I have been at my new job for two months now. I work for a growing company in the top 15 of the Fortune 500, and save 2 hours a day on my commute. I am slowly adjusting and trying to learn after being the go-to person at my old job. It certainly is a transition.
The new relationship is 5 months old, with someone that I worked with 20 years ago. What's old is new in a brand new way, since he was married with a toddler and I was fresh out of college at that time.
These changes have brought a double whammy shake-up in my life, and I must admit that I turned to my old friend food, partnered with great wine shared with the new man who is also a fan of the grape. And I am heavier and more out of shape than I can remember being since 2010. Not a good thing for the psyche.

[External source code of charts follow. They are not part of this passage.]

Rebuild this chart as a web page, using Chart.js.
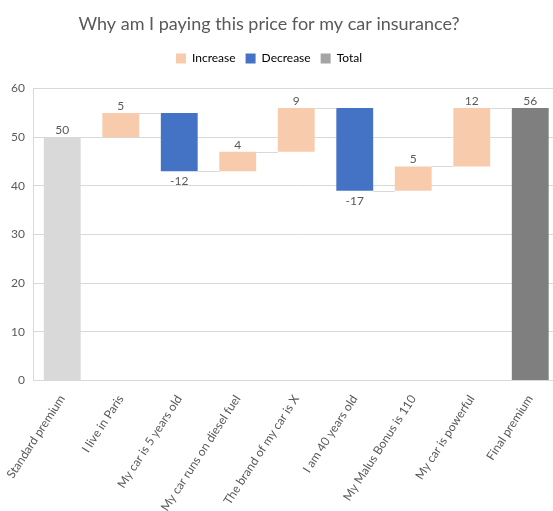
<!DOCTYPE html>
<html>
<head>
<meta charset="utf-8">
<script src="https://cdn.jsdelivr.net/npm/chart.js@4"></script>
<style>
  html, body { margin: 0; padding: 0; background: #fff; overflow: hidden; }
  #wrap { width: 553px; height: 511px; overflow: hidden; }
</style>
</head>
<body>
<div id="wrap"><canvas id="chart" width="580" height="511"></canvas></div>
<script>
const categories = [
    "Standard premium", "I live in Paris", "My car is 5 years old",
    "My car runs on diesel fuel", "The brand of my car is X", "I am 40 years old",
    "My Malus Bonus is 110", "My car is powerful", "Final premium"
];
const changes = [50, 5, -12, 4, 9, -17, 5, 12, 56];
const kinds = ["total", "increase", "decrease", "increase", "increase", "decrease", "increase", "increase", "total"];
const seriesNames = ["Increase", "Decrease", "Total"];
const seriesColors = ["#f8cbad", "#4472c4", "#a5a5a5"];
const yTicks = [0, 10, 20, 30, 40, 50, 60];

// running level after each bar, and the floating ranges
const levels = [];
let level = 0;
const ranges = changes.map((v, i) => {
    let r;
    if (kinds[i] === "total") {
        r = [0, v];
        level = v;
    } else {
        r = [level, level + v];
        level = level + v;
    }
    levels.push(level);
    return r;
});

function seriesData(kind) {
    return ranges.map((r, i) => kinds[i] === kind ? r : null);
}

const textColor = "#595959";
const gridColor = "#d9d9d9";
const font = "Lato, 'Liberation Sans', sans-serif";

function barAt(chart, i) {
    const ds = ["increase", "decrease", "total"].indexOf(kinds[i]);
    return chart.getDatasetMeta(ds).data[i];
}

const waterfallExtras = {
    id: "waterfallExtras",
    beforeInit(chart) {
        const fit = chart.legend.fit;
        chart.legend.fit = function () {
            fit.call(this);
            this.height += 14;
        };
    },
    afterLayout(chart) {
        // title and legend are centred on the visible chart, not the plot
        [chart.titleBlock, chart.legend].forEach(b => {
            b.left = 0;
            b.right = 538;
            b.width = 538;
        });
    },
    afterDatasetsDraw(chart) {
        const ctx = chart.ctx;
        const y = chart.scales.y;
        ctx.save();
        // connector lines
        ctx.strokeStyle = gridColor;
        ctx.lineWidth = 1;
        for (let i = 0; i < categories.length - 1; i++) {
            const a = barAt(chart, i), b = barAt(chart, i + 1);
            const py = Math.round(y.getPixelForValue(levels[i])) + 0.5;
            ctx.beginPath();
            ctx.moveTo(a.x + a.width / 2, py);
            ctx.lineTo(b.x - b.width / 2, py);
            ctx.stroke();
        }
        // value labels
        ctx.fillStyle = textColor;
        ctx.font = "12px " + font;
        ctx.textAlign = "center";
        ctx.textBaseline = "middle";
        for (let i = 0; i < categories.length; i++) {
            const el = barAt(chart, i);
            const top = Math.min(el.y, el.base), bottom = Math.max(el.y, el.base);
            if (kinds[i] === "decrease") {
                ctx.fillText(String(changes[i]), el.x, bottom + 10);
            } else {
                ctx.fillText(String(changes[i]), el.x, top - 7);
            }
        }
        ctx.restore();
    }
};

new Chart(document.getElementById("chart"), {
    type: "bar",
    data: {
        labels: categories,
        datasets: [
            { label: seriesNames[0], data: seriesData("increase"), backgroundColor: seriesColors[0] },
            { label: seriesNames[1], data: seriesData("decrease"), backgroundColor: seriesColors[1] },
            {
                label: seriesNames[2], data: seriesData("total"),
                backgroundColor: c => c.dataIndex === 0 ? "#d9d9d9" : "#7f7f7f"
            }
        ]
    },
    options: {
        responsive: false,
        animation: false,
        grouped: false,
        barPercentage: 0.63,
        categoryPercentage: 1,
        layout: { padding: { left: 0, right: 20.5, top: 0, bottom: 0 } },
        plugins: {
            title: {
                display: true,
                text: "Why am I paying this price for my car insurance?",
                color: textColor,
                font: { family: font, size: 18, weight: "normal" },
                padding: { top: 13, bottom: 8 }
            },
            legend: {
                display: true,
                labels: {
                    color: textColor,
                    font: { family: font, size: 12 },
                    boxWidth: 10,
                    boxHeight: 10,
                    padding: 10,
                    generateLabels: () => seriesNames.map((n, i) => ({
                        text: n, fillStyle: seriesColors[i], strokeStyle: seriesColors[i],
                        lineWidth: 0, datasetIndex: i
                    }))
                }
            },
            tooltip: { enabled: false }
        },
        scales: {
            x: {
                grid: { display: false },
                border: { display: true, color: gridColor },
                ticks: {
                    color: textColor,
                    font: { family: font, size: 12 },
                    minRotation: 57,
                    maxRotation: 57,
                    autoSkip: false,
                    padding: 4
                },
                afterFit: s => { s.height = 130.5; }
            },
            y: {
                min: 0,
                max: 60,
                afterBuildTicks: s => { s.ticks = yTicks.map(v => ({ value: v })); },
                grid: { color: gridColor, drawTicks: false },
                border: { display: true, color: gridColor },
                ticks: {
                    color: textColor,
                    font: { family: font, size: 12 },
                    padding: 8
                },
                afterFit: s => { s.width = 33; }
            }
        }
    },
    plugins: [waterfallExtras]
});
</script>
</body>
</html>
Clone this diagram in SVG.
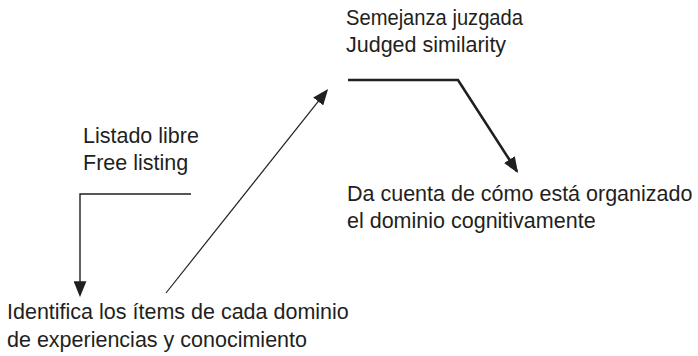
<svg xmlns="http://www.w3.org/2000/svg" width="698" height="356" viewBox="0 0 698 356">
<style>
text{font-family:"Liberation Sans","DejaVu Sans",sans-serif;font-size:21.5px;fill:#231f20}
.c{fill:none;stroke:#231f20;stroke-linejoin:miter}
</style>
<defs>
<marker id="ah" markerUnits="userSpaceOnUse" markerWidth="16" markerHeight="13" viewBox="0 0 15 12" refX="13" refY="6" orient="auto">
<path d="M0,0 L15,6 L0,12 Z" fill="#231f20"/>
</marker>
</defs>
<rect width="698" height="356" fill="#fff"/>
<g id="n-semejanza"><text x="346" y="25" textLength="177" lengthAdjust="spacingAndGlyphs">Semejanza juzgada</text><text x="346" y="52">Judged similarity</text></g>
<g id="n-listado"><text x="83" y="143">Listado libre</text><text x="83" y="170">Free listing</text></g>
<g id="n-dacuenta"><text x="347" y="201">Da cuenta de cómo está organizado</text><text x="347" y="228">el dominio cognitivamente</text></g>
<g id="n-identifica"><text x="7" y="319">Identifica los ítems de cada dominio</text><text x="7" y="347">de experiencias y conocimiento</text></g>
<g id="connectors">
<polyline class="c" stroke-width="1.4" points="191,194 80,194 80,295" marker-end="url(#ah)"/>
<line class="c" stroke-width="1.2" x1="166" y1="293" x2="326.8" y2="90.6" marker-end="url(#ah)"/>
<polyline class="c" stroke-width="2.6" points="348,80 458,80 516.9,171.3" marker-end="url(#ah)"/>
</g>
</svg>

After buying some new capri pants for summer last weekend, I called bullshit on myself and hopped back on the wagon. Back to working out (5 days out of the last 7), and back to basics with food using MFP for tracking. I have not stepped on the scale, but plan to do so on Friday after I have an additional good week under my belt. I know life at a much lower weight and higher fitness level than I am at now, and frankly I like it much better. I am going back to that place, but with the new life circumstances that I have that make me happy.
It is frustrating to think that I have to do this again, but I know for sure that I CAN do it because I HAVE done it. And I want that again so I AM doing it.
And I'll be back here on a regular basis to keep my focus.